The 31-year-old software engineer was lured to the Panscheel Greens 1 residential complex by the promise of a swimming pool, gym and cafe. For 2.4 million rupees ($49,000) he could get a three-bedroom apartment in the Noida Extension development that would cost him 7 million ($142,000) if it were in Noida itself.
He paid a 1 million rupee ($20,000) down payment and then saw his dreams crumble. Construction has stopped.
"Everything was purely approved by all the government agencies," he said. "Suddenly when construction reached the fourth or fifth floor, we were told that the land does not belong to the government. It belongs to the farmers."
He doesn't blame the farmers, and they also sympathize with the homebuyers, whom they see as comrades fighting for a place to call home.
But the farmers bristle at the golf courses and the Formula One racetrack _ which hosted India's first F1 race last month _ as a sign the government is more interested in entertaining the super-rich than helping those on the edge.
"We are a poor country. We need some necessities first. After this, all these things can be done," said Verma, the farmers' lawyer.

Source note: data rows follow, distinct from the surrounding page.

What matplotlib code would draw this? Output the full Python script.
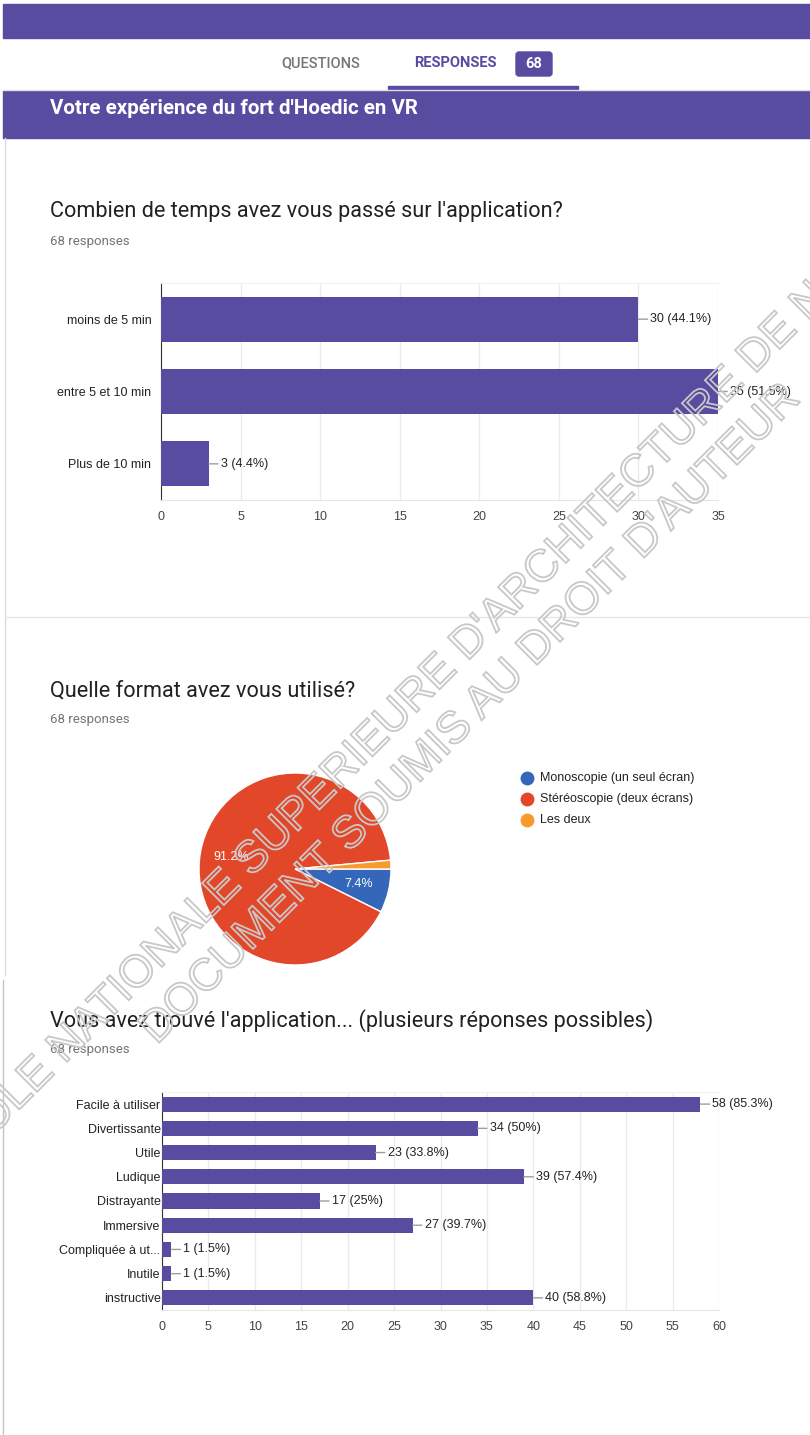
import matplotlib.pyplot as plt
from matplotlib.patches import Rectangle, FancyBboxPatch, PathPatch
from matplotlib.textpath import TextPath
from matplotlib.font_manager import FontProperties
from matplotlib.transforms import Affine2D

W, H = 810, 1435
PURPLE = '#574ca0'

plt.rcParams['font.family'] = ['Liberation Sans', 'DejaVu Sans']

# Survey answers (68 responses)
n_resp = 68

temps_labels = ['moins de 5 min', 'entre 5 et 10 min', 'Plus de 10 min']
temps_counts = [30, 35, 3]
temps_pct = ['44.1%', '51.5%', '4.4%']

format_labels = ['Monoscopie (un seul écran)', 'Stéréoscopie (deux écrans)', 'Les deux']
format_counts = [5, 62, 1]
format_colors = ['#3467b9', '#e2472a', '#f79a2e']

app_labels = ['Facile à utiliser', 'Divertissante', 'Utile', 'Ludique', 'Distrayante',
              'Immersive', 'Compliquée à ut...', 'Inutile', 'instructive']
app_counts = [58, 34, 23, 39, 17, 27, 1, 1, 40]
app_pct = ['85.3%', '50%', '33.8%', '57.4%', '25%', '39.7%', '1.5%', '1.5%', '58.8%']


def rect(l, t, r, b):
    # pixel box (left, top, right, bottom) -> figure fraction
    return [l / W, 1 - b / H, (r - l) / W, (b - t) / H]


fig = plt.figure(figsize=(W / 100, H / 100), dpi=100)
page = fig.add_axes([0, 0, 1, 1])
page.set_xlim(0, W)
page.set_ylim(H, 0)
page.axis('off')

# header
page.add_patch(Rectangle((3, 4), W - 3, 34, color=PURPLE))
page.plot([3, W], [90, 90], color='#e0e0e0', lw=1)
page.text(321, 63, 'QUESTIONS', family='Roboto', weight='medium', fontsize=10.5,
          color='#757575', ha='center', va='center')
page.text(455, 63, 'RESPONSES', family='Roboto', weight='bold', fontsize=10.5,
          color=PURPLE, ha='center', va='center')
page.add_patch(FancyBboxPatch((516, 52), 36, 24, boxstyle='round,pad=0,rounding_size=3',
                              color=PURPLE))
page.text(534, 64, str(n_resp), family='Roboto', weight='bold', fontsize=10.5,
          color='white', ha='center', va='center')
page.add_patch(Rectangle((388, 86), 190, 3, color=PURPLE))
page.add_patch(Rectangle((3, 91), W - 3, 47, color=PURPLE))
page.text(50, 109, "Votre expérience du fort d'Hoedic en VR", family='Roboto',
          weight='bold', fontsize=14.8, color='white', va='center')

# card borders
page.plot([5, 5], [138, 975], color='#dadce0', lw=1)
page.plot([5, W], [617, 617], color='#e6e6e6', lw=1)
page.plot([3, 3], [980, H], color='#c4c4c4', lw=1)


def card_title(y, title):
    page.text(50, y, title, family='Roboto', fontsize=15.6, color='#202124', va='center')
    page.text(50, y + 29, f'{n_resp} responses', family='Roboto', fontsize=9.5,
              color='#70757a', va='center')


card_title(212, "Combien de temps avez vous passé sur l'application?")
card_title(691, 'Quelle format avez vous utilisé?')
card_title(1021, "Vous avez trouvé l'application... (plusieurs réponses possibles)")


def bar_chart(box, labels, counts, pcts, xmax, label_pad):
    ax = fig.add_axes(rect(*box))
    ys = list(range(len(labels)))
    ax.barh(ys, counts, height=0.62, color=PURPLE, zorder=3)
    ax.set_ylim(len(labels) - 0.5, -0.5)
    ax.set_xlim(0, xmax)
    ax.set_xticks(range(0, xmax + 1, 5))
    ax.set_yticks(ys)
    ax.set_yticklabels(labels)
    ax.tick_params(length=0, labelsize=9)
    ax.tick_params(axis='x', pad=8, labelcolor='#444444')
    ax.tick_params(axis='y', pad=label_pad, labelcolor='#222222')
    ax.grid(axis='x', color='#ebebeb', lw=1, zorder=0)
    ax.set_axisbelow(True)
    ax.spines['left'].set_color('#333333')
    ax.spines['bottom'].set_color('#e6e6e6')
    ax.spines['top'].set_color('#f2f2f2')
    ax.spines['right'].set_visible(False)
    for i, (v, p) in enumerate(zip(counts, pcts)):
        ax.annotate(f'{v} ({p})', xy=(v, i), xytext=(12, 0), textcoords='offset pixels',
                    va='center', ha='left', fontsize=9, color='#222222',
                    annotation_clip=False,
                    arrowprops=dict(arrowstyle='-', color='#9e9e9e', lw=1,
                                    shrinkA=0, shrinkB=0))
    return ax


bar_chart((161, 283, 718, 500), temps_labels, temps_counts, temps_pct, 35, 7)
bar_chart((162, 1092, 719, 1310), app_labels, app_counts, app_pct, 60, 1)

# pie chart
pax = fig.add_axes(rect(199, 773, 391, 965))
pax.pie(format_counts, colors=format_colors, startangle=0, counterclock=False,
        autopct=lambda p: f'{p:.1f}%' if p > 5 else '', pctdistance=0.68,
        wedgeprops=dict(edgecolor='white', linewidth=1),
        textprops=dict(color='white', fontsize=9))
pax.set_xlim(-1, 1)
pax.set_ylim(-1, 1)

for i, (lab, col) in enumerate(zip(format_labels, format_colors)):
    y = 778 + 21 * i
    page.plot(527, y, 'o', ms=9, color=col)
    page.text(540, y, lab, va='center', fontsize=9, color='#222222')

# diagonal watermark, outlined letters
ov = fig.add_axes([0, 0, 1, 1], zorder=10)
ov.set_xlim(0, W)
ov.set_ylim(0, H)
ov.axis('off')
ov.patch.set_alpha(0)
fp = FontProperties(family='Liberation Sans')


def watermark(text, sub, cx, cy, size=45):
    tp = TextPath((0, 0), text, size=size, prop=fp)
    i = text.index(sub)
    start = 0 if i == 0 else TextPath((0, 0), text[:i], size=size, prop=fp).get_extents().x1
    end = TextPath((0, 0), text[:i + len(sub)], size=size, prop=fp).get_extents().x1
    mid = (start + end) / 2
    tr = Affine2D().translate(-mid, -size * 0.36).rotate_deg(45).translate(cx, H - cy)
    ov.add_patch(PathPatch(tp, transform=tr + ov.transData, fc='none',
                           ec='#c8c8c8', lw=1.3))


watermark("ECOLE NATIONALE SUPERIEURE D'ARCHITECTURE DE NANTES",
          "LE NATIONALE SUPERIEURE D'ARCHITECTURE DE N", 410, 696)
watermark("DOCUMENT SOUMIS AU DROIT D'AUTEUR",
          "DOCUMENT SOUMIS AU DROIT D'AUTEUR", 467, 712)

fig.savefig('out.png', dpi=100, facecolor='white')
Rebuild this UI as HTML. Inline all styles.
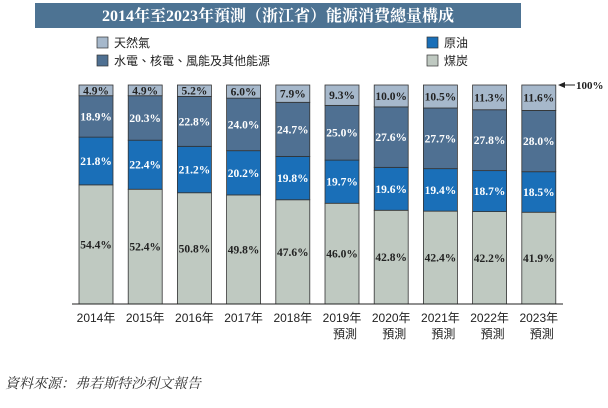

The farmers realize their way of life is ending. Dalchand Sharma's ancestor was a wealthy man with 50 acres in Rozajalapur in the 1850s. Over the years, the farm has been divided between so many heirs that the 62-year-old Sharma struggles to survive on just three acres.
His two sons, who would split that small plot, have chosen a different path. One is studying for his MBA and the other to become an engineer.
Sharma wants significantly more compensation so he can buy a cheaper plot of land further from New Delhi, as well as pass some money to the next generation.
"If the land is taken away, and my children get enough money to be comfortable and have houses, than it will be all right," he said. "If not, then I'm happy the way things are."